7 pm: It’s already flat. Now I’m tempted to eat some more and take a picture every five seconds to create a short clip of the process. I love altered-motion, blooming flowers and big cats chasing prey. Mine will be a time-lapse of 720 frames, which will run for less than half a minute. Perfect for YouTube.
Hey, it’s something I can do to beat the tedium of retired life. Sure, I do laundry and dishes throughout the week, and not long ago I added two shelves to my hall closet for storing paint (spray and gallon cans) as well as other home and garden products that need to stay cool and dry per their instructions. And sure, I am often semi-content to watch a lot of TV, which involves much thumbing the remote, and occasionally I feel annoyed when family requests a task or chore of me while I’m so engaged. It’s not that TV is better; it’s just that sometimes I don’t want my boredom disturbed.

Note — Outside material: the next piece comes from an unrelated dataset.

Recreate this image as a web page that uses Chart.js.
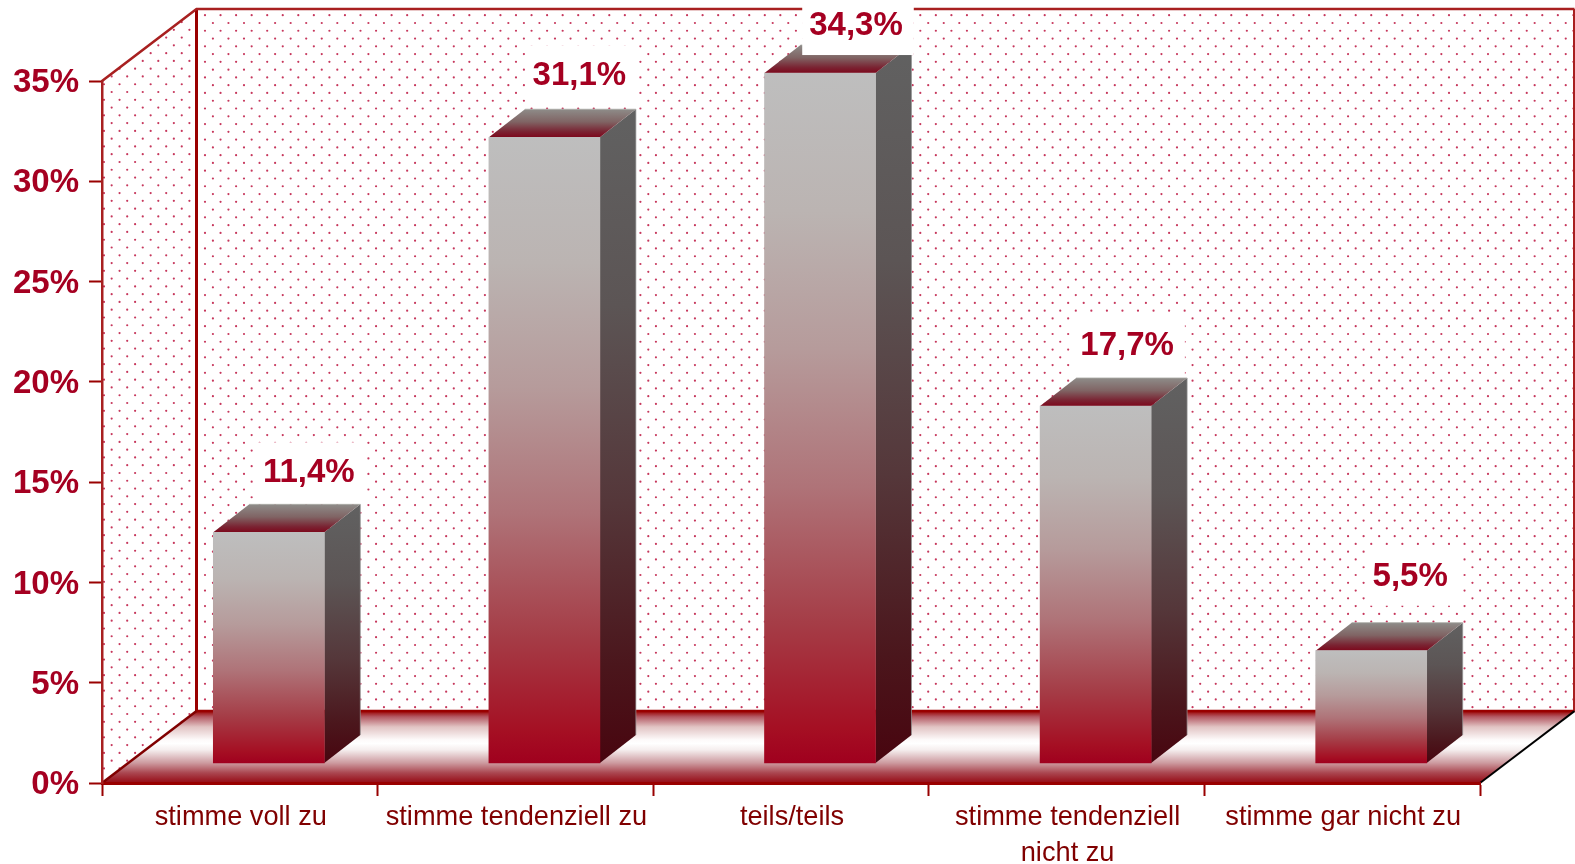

Most of the time, however, I’m eager to experience something new, a test of brain and brawn—yeah, yeah, brawn is diminishing, but brain is still pretty sharp as far I can tell and convince others—and so I don’t really mind having my boredom interfered with; it’s part of life. Give me a project that requires saws and drills and even little jars of jalapeno jelly and I’m happy.
Next day: tilted the jar forty-five degrees in the fridge at 5:30 pm and set my phone timer for an hour. Didn’t hear the alarm because I left my phone in the bathroom, so I didn’t check the jar until a little after seven. But sure enough, it had flowed level. Oh, man, I have got to take sequential pictures!